How to Interpret Gartner's Market Share Reports Like a Pro
So you've downloaded the latest Gartner "Market Share: Semiconductors" report. Don't just scroll to the first chart. Here's my step-by-step process.
- Ignore the Top 10 List (At First). Go straight to the segment breakdowns. Is the overall market growing because of memory price rebounds, or because of actual unit growth in automotive semiconductors? The driver matters more than the total.
- Look for Share Shifts in Strategic Segments. Compare year-over-year share in "Data Center MPUs," "Automotive Semiconductors," and "AI Accelerators." A 2% shift here is more significant than a 2% shift in the total market. It signals a technology win or loss.

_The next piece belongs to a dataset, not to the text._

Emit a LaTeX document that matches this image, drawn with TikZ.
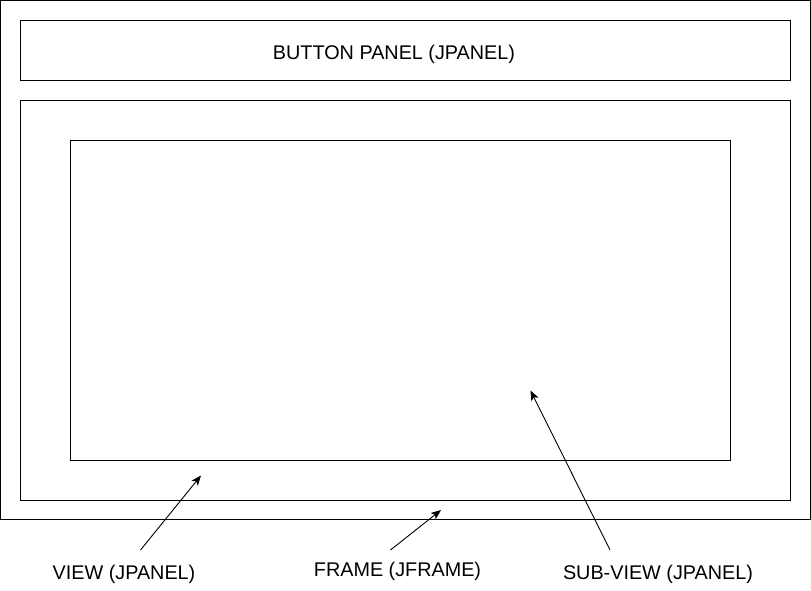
\documentclass[tikz,border=0pt]{standalone}
\usepackage{fontspec}
\setmainfont{Liberation Sans}
\usetikzlibrary{arrows.meta}
\begin{document}
\begin{tikzpicture}[x=1pt,y=-1pt,
  panel/.style={draw=black,line width=1pt,inner sep=0pt,outer sep=0pt},
  caption/.style={font=\fontsize{19.8}{23}\selectfont,anchor=base,inner sep=0pt,text=black},
  pointer/.style={draw=black,line width=0.9pt,-{Stealth[length=10pt,width=8pt,inset=2.5pt]}}]
  \useasboundingbox (0,0) rectangle (811,591);
  % containers: outer frame, button strip, view and its sub-view
  \node[panel,minimum width=809.5pt,minimum height=519pt] (frame) at (405.25,260) {};
  \node[panel,minimum width=770pt,minimum height=60pt] (buttons) at (405.5,50.5) {};
  \node[panel,minimum width=770pt,minimum height=400pt] (view) at (405.5,300.5) {};
  \node[panel,minimum width=660pt,minimum height=320pt] (subview) at (400.5,300.5) {};
  % labels
  \node[caption] (btnLabel) at (394,59.5) {BUTTON PANEL (JPANEL)};
  \node[caption] (viewLabel) at (124,579.5) {VIEW (JPANEL)};
  \node[caption] (frameLabel) at (397.5,576) {FRAME (JFRAME)};
  \node[caption] (subLabel) at (658,579.5) {SUB-VIEW (JPANEL)};
  % pointers from the captions to their containers
  \coordinate (viewFrom) at (140.5,550);
  \coordinate (viewTo) at (201,475.5);
  \coordinate (frameFrom) at (390.5,550);
  \coordinate (frameTo) at (441,510);
  \coordinate (subFrom) at (610,550);
  \coordinate (subTo) at (530.5,390.5);
  \draw[pointer] (viewFrom) -- (viewTo);
  \draw[pointer] (frameFrom) -- (frameTo);
  \draw[pointer] (subFrom) -- (subTo);
\end{tikzpicture}
\end{document}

- Cross-Reference with the "Market Forecast" Reports. Gartner's share analysis is backward-looking. Their forecast reports look ahead. If a company is losing share in a slow-growth segment (like traditional PC CPUs) but is projected to lead in a high-growth segment (like AI accelerators), that's a strategic pivot, not a decline.
- Beware of the "Acquisition Effect." Did a company's share jump 5% because it won designs, or because it acquired another firm? Gartner's data usually consolidates the full year of an acquired entity. Footnotes and press releases clarify this.

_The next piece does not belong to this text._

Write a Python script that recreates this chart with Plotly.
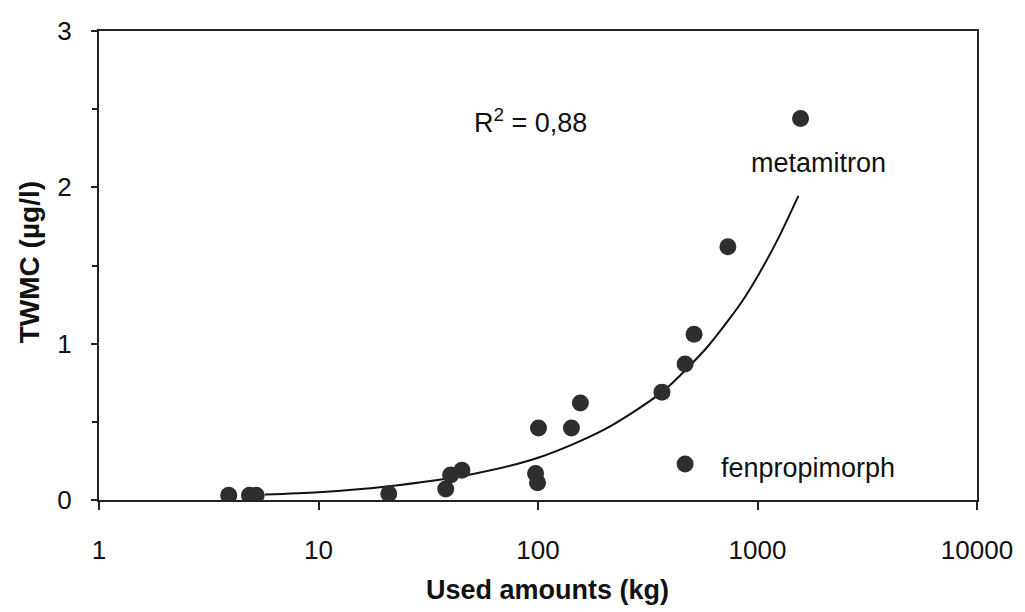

The biggest mistake I see? Assuming stability. The semiconductor food chain is being rewritten. Companies that lead in designing chips (fabless) are gaining power over those that make them (foundries and IDMs), and the end customers (cloud and auto companies) are now designing their own. This vertical disaggregation will scramble future share rankings in ways a simple revenue chart can't predict.
Actionable Insights: Turning Data into Strategy
How do you use this? It depends on who you are.

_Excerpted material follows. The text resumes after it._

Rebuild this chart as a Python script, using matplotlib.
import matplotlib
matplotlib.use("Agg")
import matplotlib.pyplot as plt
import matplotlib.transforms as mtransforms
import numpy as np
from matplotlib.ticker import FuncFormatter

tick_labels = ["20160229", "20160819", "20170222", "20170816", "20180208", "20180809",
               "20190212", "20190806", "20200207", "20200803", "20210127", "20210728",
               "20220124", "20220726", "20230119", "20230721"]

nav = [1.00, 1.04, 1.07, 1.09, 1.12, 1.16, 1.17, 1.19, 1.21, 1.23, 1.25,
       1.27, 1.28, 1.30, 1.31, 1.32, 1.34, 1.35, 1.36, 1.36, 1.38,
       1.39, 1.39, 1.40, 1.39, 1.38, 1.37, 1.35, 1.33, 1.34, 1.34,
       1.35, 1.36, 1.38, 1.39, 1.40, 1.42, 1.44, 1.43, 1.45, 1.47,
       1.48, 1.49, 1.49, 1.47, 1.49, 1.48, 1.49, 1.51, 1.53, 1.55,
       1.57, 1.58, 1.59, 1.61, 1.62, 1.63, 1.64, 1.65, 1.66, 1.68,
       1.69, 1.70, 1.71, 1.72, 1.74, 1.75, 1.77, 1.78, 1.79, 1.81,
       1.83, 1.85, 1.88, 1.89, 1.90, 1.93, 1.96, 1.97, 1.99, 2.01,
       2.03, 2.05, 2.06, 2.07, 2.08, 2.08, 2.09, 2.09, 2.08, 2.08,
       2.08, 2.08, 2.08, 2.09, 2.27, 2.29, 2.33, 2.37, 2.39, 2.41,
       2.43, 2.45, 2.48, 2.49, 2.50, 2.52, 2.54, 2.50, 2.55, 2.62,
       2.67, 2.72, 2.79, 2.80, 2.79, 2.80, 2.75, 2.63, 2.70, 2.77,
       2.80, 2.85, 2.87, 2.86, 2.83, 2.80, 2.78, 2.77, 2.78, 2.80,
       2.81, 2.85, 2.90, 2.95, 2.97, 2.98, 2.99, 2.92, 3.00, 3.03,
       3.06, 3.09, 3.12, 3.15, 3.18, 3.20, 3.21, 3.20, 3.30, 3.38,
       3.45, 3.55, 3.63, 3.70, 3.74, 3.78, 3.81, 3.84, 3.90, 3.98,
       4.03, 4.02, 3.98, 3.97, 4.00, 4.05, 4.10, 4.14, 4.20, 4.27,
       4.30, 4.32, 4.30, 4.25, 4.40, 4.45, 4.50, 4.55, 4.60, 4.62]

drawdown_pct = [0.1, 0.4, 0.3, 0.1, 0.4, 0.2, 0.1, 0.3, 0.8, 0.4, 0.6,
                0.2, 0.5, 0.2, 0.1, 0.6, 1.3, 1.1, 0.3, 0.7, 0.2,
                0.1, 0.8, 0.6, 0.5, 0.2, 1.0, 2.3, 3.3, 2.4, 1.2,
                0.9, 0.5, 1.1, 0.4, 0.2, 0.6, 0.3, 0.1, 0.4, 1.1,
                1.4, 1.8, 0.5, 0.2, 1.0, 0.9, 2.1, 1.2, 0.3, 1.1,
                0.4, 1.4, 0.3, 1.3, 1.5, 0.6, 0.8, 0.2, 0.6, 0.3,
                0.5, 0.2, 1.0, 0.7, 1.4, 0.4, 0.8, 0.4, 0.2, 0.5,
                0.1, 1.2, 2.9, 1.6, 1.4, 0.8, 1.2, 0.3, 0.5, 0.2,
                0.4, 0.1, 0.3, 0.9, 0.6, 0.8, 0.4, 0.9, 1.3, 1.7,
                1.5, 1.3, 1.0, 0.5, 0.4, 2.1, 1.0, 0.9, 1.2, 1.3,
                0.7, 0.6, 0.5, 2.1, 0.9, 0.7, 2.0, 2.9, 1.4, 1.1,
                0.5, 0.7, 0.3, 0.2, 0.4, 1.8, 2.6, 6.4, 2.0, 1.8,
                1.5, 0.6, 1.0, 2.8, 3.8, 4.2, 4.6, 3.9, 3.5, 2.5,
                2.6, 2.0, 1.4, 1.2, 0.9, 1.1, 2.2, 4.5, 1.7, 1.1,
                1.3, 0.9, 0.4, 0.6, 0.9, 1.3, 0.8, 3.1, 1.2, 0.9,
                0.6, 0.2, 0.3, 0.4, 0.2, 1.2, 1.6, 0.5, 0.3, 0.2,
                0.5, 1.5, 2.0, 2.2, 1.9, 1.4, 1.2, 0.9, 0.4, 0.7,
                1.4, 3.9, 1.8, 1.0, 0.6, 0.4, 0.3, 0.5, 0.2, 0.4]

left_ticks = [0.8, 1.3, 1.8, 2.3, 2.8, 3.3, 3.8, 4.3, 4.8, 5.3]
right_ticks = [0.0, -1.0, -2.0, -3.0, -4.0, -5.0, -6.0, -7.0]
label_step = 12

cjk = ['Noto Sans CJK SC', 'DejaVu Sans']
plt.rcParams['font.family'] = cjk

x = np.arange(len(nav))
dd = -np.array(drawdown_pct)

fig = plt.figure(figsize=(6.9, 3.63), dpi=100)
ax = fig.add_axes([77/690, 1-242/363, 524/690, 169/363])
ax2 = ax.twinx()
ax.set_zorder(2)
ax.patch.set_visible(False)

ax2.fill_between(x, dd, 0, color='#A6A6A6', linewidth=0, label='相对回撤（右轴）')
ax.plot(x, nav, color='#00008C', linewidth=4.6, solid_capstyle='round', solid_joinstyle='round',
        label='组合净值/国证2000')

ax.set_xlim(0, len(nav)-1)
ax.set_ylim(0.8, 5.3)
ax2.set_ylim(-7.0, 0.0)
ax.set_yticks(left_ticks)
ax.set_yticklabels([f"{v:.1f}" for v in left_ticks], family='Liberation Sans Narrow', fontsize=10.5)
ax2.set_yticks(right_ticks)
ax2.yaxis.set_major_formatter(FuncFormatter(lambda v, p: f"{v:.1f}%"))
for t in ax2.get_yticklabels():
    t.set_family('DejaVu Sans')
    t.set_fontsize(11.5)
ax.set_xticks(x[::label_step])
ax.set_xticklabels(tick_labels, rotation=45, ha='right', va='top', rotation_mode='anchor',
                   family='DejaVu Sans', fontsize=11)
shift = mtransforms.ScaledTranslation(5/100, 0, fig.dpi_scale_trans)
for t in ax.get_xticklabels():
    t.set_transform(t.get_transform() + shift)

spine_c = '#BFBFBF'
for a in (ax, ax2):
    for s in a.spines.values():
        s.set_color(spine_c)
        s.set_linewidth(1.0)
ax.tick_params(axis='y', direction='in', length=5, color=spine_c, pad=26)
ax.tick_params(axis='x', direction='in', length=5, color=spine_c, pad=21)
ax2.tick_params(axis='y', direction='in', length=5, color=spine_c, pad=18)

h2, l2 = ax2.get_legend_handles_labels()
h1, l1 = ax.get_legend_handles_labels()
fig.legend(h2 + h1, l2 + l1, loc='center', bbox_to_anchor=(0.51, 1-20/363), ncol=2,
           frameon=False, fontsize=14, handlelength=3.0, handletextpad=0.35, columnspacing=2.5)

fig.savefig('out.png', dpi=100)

For a Tech Executive choosing a supplier: Don't just pick the market leader. Look at their share trend in your specific sub-segment over 3 years. A company with stable or growing share in "Automotive Microcontrollers" is a safer long-term bet than a total market leader who is losing ground in that area. Check if their revenue is diversified or if one customer (like Apple for many suppliers) dominates—a risk Gartner's data hints at.
For an Investor: The correlation between market share and stock price is not straightforward. High share in a commoditized, cyclical segment (memory) is different from high share in a high-margin, growth segment (AI accelerators). Focus on companies gaining share in the segments Gartner forecasts for high growth. Also, track R&D spending as a percentage of revenue—a leading indicator of future share gains that the report doesn't show.
For a Product Manager: Use the data to anticipate component supply and cost. If two companies dominate a critical component market (e.g., >80% share in display drivers), you have limited sourcing options and pricing power. This should influence your design and risk mitigation strategy immediately.